## Instructions for the task:
Reproduce the listing below word for word, with no pictures.
··· Material provided
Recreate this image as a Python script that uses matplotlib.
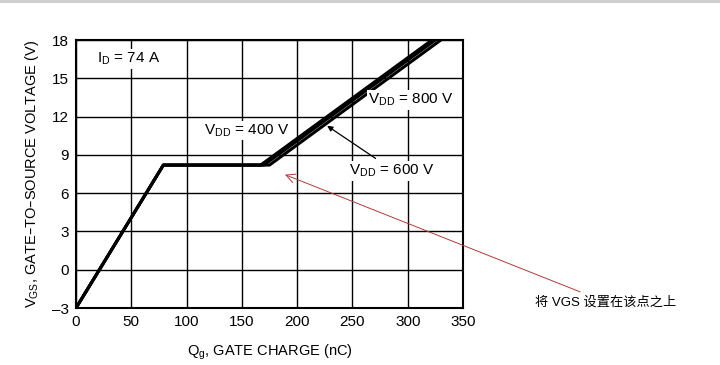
import matplotlib
matplotlib.use("Agg")
import matplotlib.pyplot as plt
import numpy as np

plt.rcParams['font.family'] = ['Liberation Sans', 'Noto Sans CJK SC', 'DejaVu Sans']

# Data
qg_400 = [0, 79, 167, 322]
vgs_400 = [-3, 8.2, 8.2, 18]
qg_600 = [0, 79, 170, 325]
vgs_600 = [-3, 8.2, 8.2, 18]
qg_800 = [0, 79, 175, 330]
vgs_800 = [-3, 8.2, 8.2, 18]

x_ticks = [0, 50, 100, 150, 200, 250, 300, 350]
y_ticks = [-3, 0, 3, 6, 9, 12, 15, 18]
y_tick_labels = ['\u20133', '0', '3', '6', '9', '12', '15', '18']

fig = plt.figure(figsize=(7.2, 3.65), dpi=100)
ax = fig.add_axes([76/720, 1-308/365, (463-76)/720, (308-40)/365])

for q, v in [(qg_400, vgs_400), (qg_600, vgs_600), (qg_800, vgs_800)]:
    ax.plot(q, v, color='black', lw=2.2, solid_capstyle='butt', zorder=3, clip_on=True)

ax.set_xlim(0, 350)
ax.set_ylim(-3, 18)
ax.set_xticks(x_ticks)
ax.set_yticks(y_ticks)
ax.set_yticklabels(y_tick_labels)
ax.grid(True, color='black', lw=1.0)
ax.tick_params(length=0, labelsize=11, pad=5)
for s in ax.spines.values():
    s.set_linewidth(1.5)

ax.set_xlabel('Q$_\\mathregular{g}$, GATE CHARGE (nC)', fontsize=10.5, labelpad=10)
ax.set_ylabel('V$_\\mathregular{GS}$, GATE\u2013TO\u2013SOURCE VOLTAGE (V)', fontsize=10.5, labelpad=8)

lbl = dict(fontsize=11, va='center', ha='left',
           bbox=dict(facecolor='white', edgecolor='none', pad=1))
ax.text(19, 16.5, 'I$_\\mathregular{D}$ = 74 A', **lbl)
ax.text(116, 10.9, 'V$_\\mathregular{DD}$ = 400 V', **lbl)
ax.text(264, 13.3, 'V$_\\mathregular{DD}$ = 800 V', **lbl)
ax.text(247, 7.75, 'V$_\\mathregular{DD}$ = 600 V', **lbl)
ax.annotate('', xy=(225, 11.4), xytext=(273, 8.6),
            arrowprops=dict(arrowstyle='-|>', color='black', lw=0.9, mutation_scale=8))

# red annotation
ax.annotate('将 VGS 设置在该点之上', xy=(189, 7.45), xycoords='data',
            xytext=(535/720, 1-302/365), textcoords='figure fraction',
            fontsize=9.5, va='center', ha='left',
            arrowprops=dict(arrowstyle='->', color='#b23a3a', lw=0.7, mutation_scale=16,
                            shrinkA=2, shrinkB=0),
            annotation_clip=False)

fig.add_artist(plt.Line2D([0, 1], [0.997, 0.997], transform=fig.transFigure, color='#cccccc', lw=2))

fig.savefig('out.png', dpi=100)
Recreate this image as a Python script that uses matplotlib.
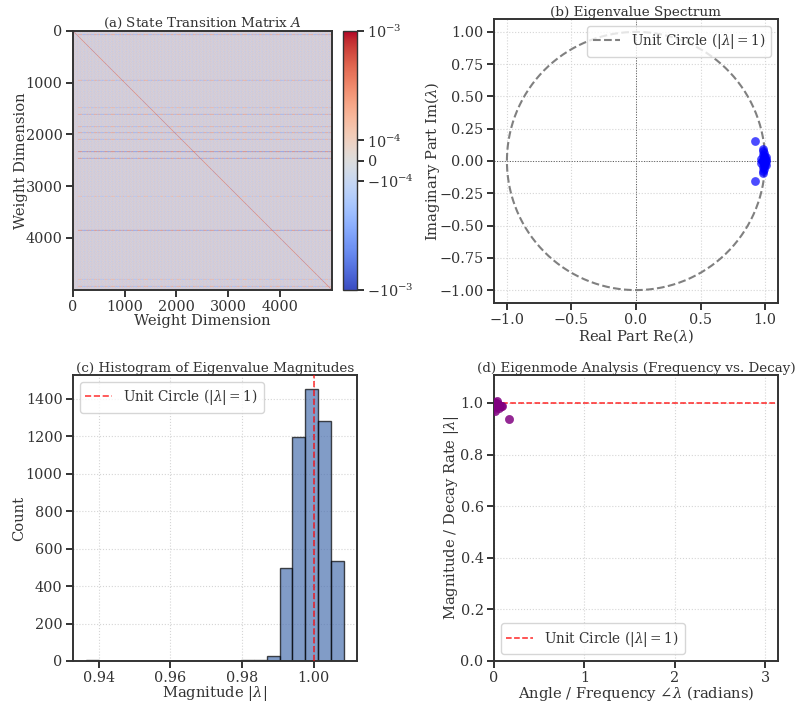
······
## Correct result:
Recreate this image as a Python script that uses matplotlib.
import matplotlib
matplotlib.use("Agg")
import matplotlib.pyplot as plt
import numpy as np

plt.rcParams['font.family'] = ['Liberation Sans', 'Noto Sans CJK SC', 'DejaVu Sans']

# Data
qg_400 = [0, 79, 167, 322]
vgs_400 = [-3, 8.2, 8.2, 18]
qg_600 = [0, 79, 170, 325]
vgs_600 = [-3, 8.2, 8.2, 18]
qg_800 = [0, 79, 175, 330]
vgs_800 = [-3, 8.2, 8.2, 18]

x_ticks = [0, 50, 100, 150, 200, 250, 300, 350]
y_ticks = [-3, 0, 3, 6, 9, 12, 15, 18]
y_tick_labels = ['\u20133', '0', '3', '6', '9', '12', '15', '18']

fig = plt.figure(figsize=(7.2, 3.65), dpi=100)
ax = fig.add_axes([76/720, 1-308/365, (463-76)/720, (308-40)/365])

for q, v in [(qg_400, vgs_400), (qg_600, vgs_600), (qg_800, vgs_800)]:
    ax.plot(q, v, color='black', lw=2.2, solid_capstyle='butt', zorder=3, clip_on=True)

ax.set_xlim(0, 350)
ax.set_ylim(-3, 18)
ax.set_xticks(x_ticks)
ax.set_yticks(y_ticks)
ax.set_yticklabels(y_tick_labels)
ax.grid(True, color='black', lw=1.0)
ax.tick_params(length=0, labelsize=11, pad=5)
for s in ax.spines.values():
    s.set_linewidth(1.5)

ax.set_xlabel('Q$_\\mathregular{g}$, GATE CHARGE (nC)', fontsize=10.5, labelpad=10)
ax.set_ylabel('V$_\\mathregular{GS}$, GATE\u2013TO\u2013SOURCE VOLTAGE (V)', fontsize=10.5, labelpad=8)

lbl = dict(fontsize=11, va='center', ha='left',
           bbox=dict(facecolor='white', edgecolor='none', pad=1))
ax.text(19, 16.5, 'I$_\\mathregular{D}$ = 74 A', **lbl)
ax.text(116, 10.9, 'V$_\\mathregular{DD}$ = 400 V', **lbl)
ax.text(264, 13.3, 'V$_\\mathregular{DD}$ = 800 V', **lbl)
ax.text(247, 7.75, 'V$_\\mathregular{DD}$ = 600 V', **lbl)
ax.annotate('', xy=(225, 11.4), xytext=(273, 8.6),
            arrowprops=dict(arrowstyle='-|>', color='black', lw=0.9, mutation_scale=8))

# red annotation
ax.annotate('将 VGS 设置在该点之上', xy=(189, 7.45), xycoords='data',
            xytext=(535/720, 1-302/365), textcoords='figure fraction',
            fontsize=9.5, va='center', ha='left',
            arrowprops=dict(arrowstyle='->', color='#b23a3a', lw=0.7, mutation_scale=16,
                            shrinkA=2, shrinkB=0),
            annotation_clip=False)

fig.add_artist(plt.Line2D([0, 1], [0.997, 0.997], transform=fig.transFigure, color='#cccccc', lw=2))

fig.savefig('out.png', dpi=100)
Recreate this image as a Python script that uses matplotlib.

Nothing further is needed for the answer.